When a plane flew over Goodison Park in September, organised by supporters critical of Bill Kenwright’s reign as Everton chairman, the message trailing behind it read: “Your failures are your legacy.” If it seemed an unduly negative verdict then, it seems today as misplaced as the leaflets handed out around Goodison Park in October 1983, calling for Howard Kendall – soon to become the club’s most successful manager – to be sacked.

After all, Saturday’s news that Farhad Moshiri has bought a 49.9 per cent share in Everton means that Kenwright has at last delivered the investment he was said to have long been seeking. Moshiri, an Iranian-British businessman, has an estimated personal fortune of more than £1.2bn according to Forbes, bringing the financial muscle long absent at a club formerly known as the Mersey Millionaires in the 1960s.

Time alone will tell but the announcement of Moshiri’s investment raises the hope on Merseyside that a club with nine league titles but not a single trophy since 1995 can hold genuine aspirations of real, not relative, success once more.

It was an announcement delivered with the kind of twist that Kenwright, as a successful theatre impresario, will have relished. He said on Saturday that he had got to know Moshiri over the past 18 months but, until days ago, the American pair of John Jay Moores and Charles Noell had appeared front-runners to buy the club. Instead it was Moshiri, frustrated by his inability to get a place on Arsenal’s board, who struck a reported £200m deal to become Everton’s largest shareholder after selling his shares in Arsenal to Alisher Usmanov, his long-standing business associate.
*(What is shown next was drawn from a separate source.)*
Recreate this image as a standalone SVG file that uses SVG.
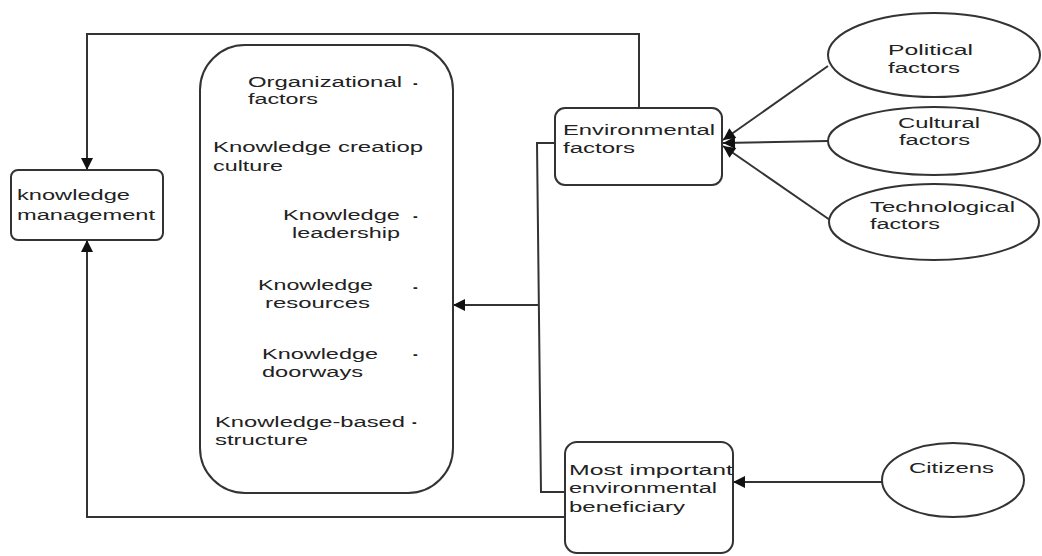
<svg xmlns="http://www.w3.org/2000/svg" width="1042" height="556" viewBox="0 0 1042 556">
<style>
.box{fill:#fff;stroke:#333;stroke-width:2}
.ln{fill:none;stroke:#333;stroke-width:2}
text{font-family:"Liberation Sans",Arial,sans-serif;font-size:14px;fill:#222}
.dash{font-weight:bold}
</style>
<defs>
<marker id="ah" viewBox="0 0 10 10" refX="10" refY="5" markerWidth="7" markerHeight="6" markerUnits="strokeWidth" orient="auto">
<path d="M0,0 L10,5 L0,10 z" fill="#111"/>
</marker>
</defs>
<rect width="1042" height="556" fill="#fff"/>
<g id="connectors">
<polyline class="ln" points="639,108 639,34 87,34 87,170" marker-end="url(#ah)"/>
<polyline class="ln" points="565,517 87,517 87,240" marker-end="url(#ah)"/>
<polyline class="ln" points="555,143 537,143 541,492 565,492"/>
<line class="ln" x1="539" y1="305" x2="453" y2="305" marker-end="url(#ah)"/>
<line class="ln" x1="882" y1="482" x2="733" y2="482" marker-end="url(#ah)"/>
<line class="ln" x1="828" y1="66" x2="723" y2="140" marker-end="url(#ah)"/>
<line class="ln" x1="828" y1="141" x2="723" y2="143" marker-end="url(#ah)"/>
<line class="ln" x1="830" y1="220" x2="723" y2="146" marker-end="url(#ah)"/>
</g>
<g id="knowledge-management">
<rect class="box" x="11" y="170" width="152" height="70" rx="7"/>
<text x="17" y="200" textLength="113" lengthAdjust="spacingAndGlyphs">knowledge</text>
<text x="17" y="220" textLength="138" lengthAdjust="spacingAndGlyphs">management</text>
</g>
<g id="organizational-factors">
<rect class="box" x="200" y="45" width="253" height="448" rx="45"/>
<text x="248" y="87" textLength="154" lengthAdjust="spacingAndGlyphs">Organizational</text>
<text class="dash" x="413" y="88">-</text>
<text x="248" y="104" textLength="70" lengthAdjust="spacingAndGlyphs">factors</text>
<text x="213" y="152" textLength="210" lengthAdjust="spacingAndGlyphs">Knowledge creatiop</text>
<text x="213" y="171" textLength="70" lengthAdjust="spacingAndGlyphs">culture</text>
<text x="283" y="220" textLength="117" lengthAdjust="spacingAndGlyphs">Knowledge</text>
<text class="dash" x="413" y="221">-</text>
<text x="292" y="238" textLength="108" lengthAdjust="spacingAndGlyphs">leadership</text>
<text x="258" y="290" textLength="115" lengthAdjust="spacingAndGlyphs">Knowledge</text>
<text class="dash" x="413" y="292">-</text>
<text x="265" y="308" textLength="105" lengthAdjust="spacingAndGlyphs">resources</text>
<text x="262" y="359" textLength="116" lengthAdjust="spacingAndGlyphs">Knowledge</text>
<text class="dash" x="413" y="359">-</text>
<text x="262" y="377" textLength="101" lengthAdjust="spacingAndGlyphs">doorways</text>
<text x="215" y="427" textLength="190" lengthAdjust="spacingAndGlyphs">Knowledge-based</text>
<text class="dash" x="412" y="427">-</text>
<text x="215" y="445" textLength="93" lengthAdjust="spacingAndGlyphs">structure</text>
</g>
<g id="environmental-factors">
<rect class="box" x="555" y="108" width="167" height="77" rx="10"/>
<text x="563" y="135" textLength="152" lengthAdjust="spacingAndGlyphs">Environmental</text>
<text x="563" y="153" textLength="72" lengthAdjust="spacingAndGlyphs">factors</text>
</g>
<g id="beneficiary">
<rect class="box" x="565" y="442" width="168" height="111" rx="12"/>
<text x="569" y="475" textLength="164" lengthAdjust="spacingAndGlyphs">Most important</text>
<text x="569" y="493" textLength="148" lengthAdjust="spacingAndGlyphs">environmental</text>
<text x="569" y="512" textLength="116" lengthAdjust="spacingAndGlyphs">beneficiary</text>
</g>
<g id="political">
<ellipse class="box" cx="934" cy="55" rx="106" ry="42"/>
<text x="888" y="55" textLength="85" lengthAdjust="spacingAndGlyphs">Political</text>
<text x="888" y="73" textLength="72" lengthAdjust="spacingAndGlyphs">factors</text>
</g>
<g id="cultural">
<ellipse class="box" cx="934" cy="141" rx="106" ry="34"/>
<text x="898" y="128" textLength="82" lengthAdjust="spacingAndGlyphs">Cultural</text>
<text x="899" y="145" textLength="71" lengthAdjust="spacingAndGlyphs">factors</text>
</g>
<g id="technological">
<ellipse class="box" cx="934" cy="222" rx="105" ry="38"/>
<text x="870" y="212" textLength="145" lengthAdjust="spacingAndGlyphs">Technological</text>
<text x="870" y="229" textLength="70" lengthAdjust="spacingAndGlyphs">factors</text>
</g>
<g id="citizens">
<ellipse class="box" cx="953" cy="480" rx="71" ry="37"/>
<text x="909" y="473" textLength="85" lengthAdjust="spacingAndGlyphs">Citizens</text>
</g>
</svg>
There was a positive reaction to the news in Liverpool. An American takeover would have been regarded with more cynicism, given the evidence of Tom Hicks and George Gillett’s five-year tenure at Anfield and Aston Villa’s decline under Randy Lerner.

“It is somebody that has experience of football already,” said Nick Mernock, chairman of the Everton fans’ forum. “On the face of it, it appears a fantastic opportunity.”
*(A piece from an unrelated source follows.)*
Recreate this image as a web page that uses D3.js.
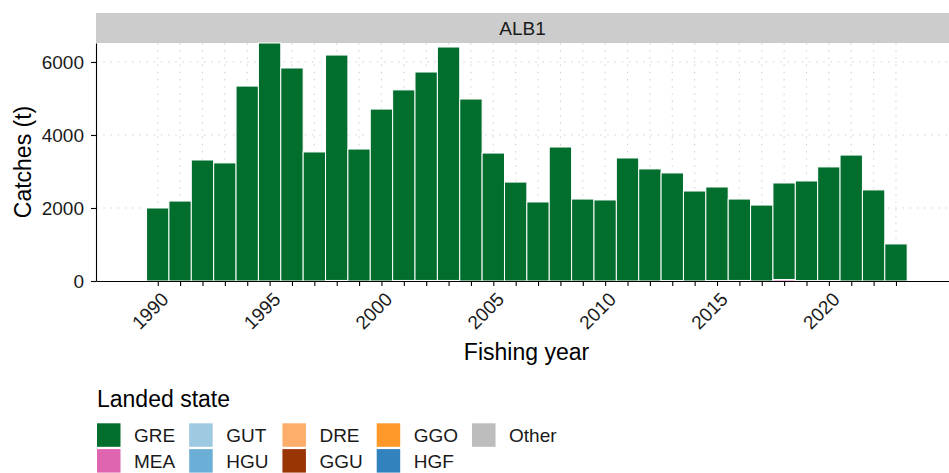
<!DOCTYPE html>
<html>
<head>
<meta charset="utf-8">
<script src="https://cdn.jsdelivr.net/npm/d3@7"></script>
<style>
  body { margin: 0; background: #fff; }
  text { font-family: "Liberation Sans", Arial, sans-serif; }
</style>
</head>
<body>
<svg id="chart" width="949" height="473"></svg>
<script>
// catches by landed state, ALB1
const years = [1990, 1991, 1992, 1993, 1994, 1995, 1996, 1997, 1998, 1999,
               2000, 2001, 2002, 2003, 2004, 2005, 2006, 2007, 2008, 2009,
               2010, 2011, 2012, 2013, 2014, 2015, 2016, 2017, 2018, 2019,
               2020, 2021, 2022, 2023];
const GRE = [2000, 2190, 3315, 3235, 5340, 6520, 5835, 3535, 6175, 3615,
             4710, 5220, 5710, 6395, 4985, 3505, 2710, 2165, 3670, 2245,
             2220, 3370, 3070, 2950, 2465, 2565, 2230, 2080, 2645, 2730,
             3115, 3450, 2495, 1015];
const MEA = [0, 0, 0, 0, 0, 0, 0, 0, 0, 0,
             0, 0, 0, 0, 0, 0, 0, 0, 0, 0,
             0, 0, 0, 10, 0, 10, 0, 0, 40, 10,
             10, 0, 0, 0];
const GUT = [0, 0, 0, 0, 0, 0, 0, 0, 0, 0, 0, 0, 0, 0, 0, 0, 0,
             0, 0, 0, 0, 0, 0, 0, 0, 0, 0, 0, 0, 0, 0, 0, 0, 0];
const HGU = [0, 0, 0, 0, 0, 0, 0, 0, 0, 0, 0, 0, 0, 0, 0, 0, 0,
             0, 0, 0, 0, 0, 0, 0, 0, 0, 0, 0, 0, 0, 0, 0, 0, 0];
const DRE = [0, 0, 0, 0, 0, 0, 0, 0, 0, 0, 0, 0, 0, 0, 0, 0, 0,
             0, 0, 0, 0, 0, 0, 0, 0, 0, 0, 0, 0, 0, 0, 0, 0, 0];
const GGU = [0, 0, 0, 0, 0, 0, 0, 0, 15, 0,
             0, 15, 15, 15, 0, 0, 0, 0, 0, 0,
             0, 0, 0, 0, 0, 0, 15, 0, 0, 0,
             0, 0, 0, 0];
const GGO = [0, 0, 0, 0, 0, 0, 0, 0, 0, 0, 0, 0, 0, 0, 0, 0, 0,
             0, 0, 0, 0, 0, 0, 0, 0, 0, 0, 0, 0, 0, 0, 0, 0, 0];
const HGF = [0, 0, 0, 0, 0, 0, 0, 0, 0, 0, 0, 0, 0, 0, 0, 0, 0,
             0, 0, 0, 0, 0, 0, 0, 0, 0, 0, 0, 0, 0, 0, 0, 0, 0];
const Other = [0, 0, 0, 0, 0, 0, 0, 0, 0, 0, 0, 0, 0, 0, 0, 0, 0,
               0, 0, 0, 0, 0, 0, 0, 0, 0, 0, 0, 0, 0, 0, 0, 0, 0];

const states = ["GRE", "MEA", "GUT", "HGU", "DRE", "GGU", "GGO", "HGF", "Other"];
const stateColours = ["#016e2e", "#df65b0", "#9ecae1", "#6baed6", "#fdae6b",
                      "#993404", "#fe9929", "#3182bd", "#bdbdbd"];
const yTicks = [0, 2000, 4000, 6000];
const xLabelYears = [1990, 1995, 2000, 2005, 2010, 2015, 2020];
const stockName = "ALB1";

const series = {GRE, MEA, GUT, HGU, DRE, GGU, GGO, HGF, Other};
let rows = years.map((yr, i) => {
    let r = {year: yr};
    states.forEach(s => r[s] = series[s][i]);
    return r;
});

let svg = d3.select('#chart');
let panel = {left: 96, right: 949, top: 43, bottom: 281};
let strip = {top: 13, height: 30};

let x = d3.scaleLinear().domain([1987.24, 2025.37]).range([panel.left, panel.right]);
let y = d3.scaleLinear().domain([0, 6520]).range([panel.bottom, panel.top]);
let colour = d3.scaleOrdinal().domain(states).range(stateColours);

// strip
svg.append("rect")
    .attr("x", panel.left).attr("y", strip.top)
    .attr("width", panel.right - panel.left).attr("height", strip.height)
    .attr("fill", "#cccccc");
svg.append("text")
    .attr("x", (panel.left + panel.right) / 2)
    .attr("y", strip.top + strip.height / 2)
    .attr("dy", "0.35em")
    .attr("text-anchor", "middle")
    .attr("font-size", 19)
    .attr("fill", "#1a1a1a")
    .text(stockName);

// grid
let grid = svg.append("g")
    .attr("stroke", "#d4d4d4")
    .attr("stroke-width", 1.1)
    .attr("stroke-dasharray", "1.6 5.6");
grid.selectAll(".gx").data(years).join("line")
    .attr("x1", d => x(d)).attr("x2", d => x(d))
    .attr("y1", panel.top).attr("y2", panel.bottom);
grid.selectAll(".gy").data(yTicks.filter(d => d > 0)).join("line")
    .attr("x1", panel.left).attr("x2", panel.right)
    .attr("y1", d => y(d)).attr("y2", d => y(d));

// stacked bars, first level on top
let stacked = d3.stack().keys(states.slice().reverse())(rows);
svg.append("g")
    .selectAll("g")
    .data(stacked)
    .join("g")
        .attr("fill", d => colour(d.key))
    .selectAll("rect")
    .data(d => d)
    .join("rect")
        .attr("x", d => x(d.data.year - 0.5))
        .attr("width", d => x(d.data.year + 0.5) - x(d.data.year - 0.5))
        .attr("y", d => y(d[1]))
        .attr("height", d => y(d[0]) - y(d[1]))
        .attr("stroke", "white")
        .attr("stroke-width", 1);

// axes
let yAxis = svg.append("g")
    .attr("transform", `translate(${panel.left},0)`)
    .call(d3.axisLeft(y).tickValues(yTicks).tickFormat(d3.format("d"))
        .tickSize(5).tickPadding(7).tickSizeOuter(0));
let xAxis = svg.append("g")
    .attr("transform", `translate(0,${panel.bottom})`)
    .call(d3.axisBottom(x).tickValues(years).tickSize(5).tickSizeOuter(0)
        .tickFormat(d => xLabelYears.includes(d) ? d : ""));
[yAxis, xAxis].forEach(a => {
    a.select(".domain").attr("stroke", "black").attr("stroke-width", 1.1);
    a.selectAll(".tick line").attr("stroke", "black").attr("stroke-width", 1.1);
    a.selectAll("text")
        .attr("font-size", 19)
        .attr("font-family", "Liberation Sans, Arial, sans-serif")
        .attr("fill", "#1a1a1a");
});
xAxis.selectAll("text")
    .attr("text-anchor", "end")
    .attr("x", 0).attr("y", 0)
    .attr("dy", "0.71em")
    .attr("transform", "translate(2,10) rotate(-45)");

// axis titles
svg.append("text")
    .attr("transform", `translate(23,${(panel.top + panel.bottom) / 2}) rotate(-90)`)
    .attr("dy", "0.35em")
    .attr("text-anchor", "middle")
    .attr("font-size", 23)
    .text("Catches (t)");
svg.append("text")
    .attr("x", (panel.left + panel.right) / 2 + 4)
    .attr("y", 360)
    .attr("text-anchor", "middle")
    .attr("font-size", 23)
    .text("Fishing year");

// legend
let legend = svg.append("g").attr("transform", "translate(97,0)");
legend.append("text")
    .attr("x", 0).attr("y", 407)
    .attr("font-size", 23)
    .text("Landed state");

let keySize = 23.5, rowGap = 2.3, labelGap = 13.5, colGap = 14;
let nRows = 2;
let colX = 0;
let nCols = Math.ceil(states.length / nRows);
for (let c = 0; c < nCols; c++) {
    let items = states.slice(c * nRows, c * nRows + nRows);
    let maxW = 0;
    items.forEach((s, r) => {
        let top = 423.3 + r * (keySize + rowGap);
        legend.append("rect")
            .attr("x", colX).attr("y", top)
            .attr("width", keySize).attr("height", keySize)
            .attr("fill", colour(s));
        let t = legend.append("text")
            .attr("x", colX + keySize + labelGap)
            .attr("y", top + keySize / 2)
            .attr("dy", "0.36em")
            .attr("font-size", 19)
            .attr("fill", "#1a1a1a")
            .text(s);
        maxW = Math.max(maxW, t.node().getComputedTextLength());
    });
    colX += keySize + labelGap + maxW + colGap;
}
</script>
</body>
</html>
Although Everton have not confirmed the make-up of their new board, Moshiri’s 49.9 per cent stake includes the 24 per cent of shares previously held by Robert Earl, whose only notable contribution was introducing Sylvester Stallone to Goodison Park. That Kenwright, who has been in poor health, will remain chairman with a diluted shareholding is further good news, according to John Blain, chairman of the Everton Shareholders’ Association.

“It provides ongoing stability while bringing a guy with some significant wealth behind him,” he said. There was no better illustration of the continuity Kenwright provides at a club with strong community links than when he stood up at Kendall’s funeral to deliver a eulogy in which he spoke directly to some of the club’s 1980s heroes seated in the congregation. It showed a grasp of Everton’s history that is beyond the new wave of foreign owners.

Yet Blain hopes Moshiri’s arrival will improve the club’s much-criticised commercial performance and resolve the long-standing stadium problem to which Kenwright, who presided over a notable missed opportunity at Liverpool’s King’s Dock, could not find an answer. “Most shareholders and fans would want to see a final decision and commitment towards a new stadium – be it an upgrade to Goodison Park or indeed a new build,” he said.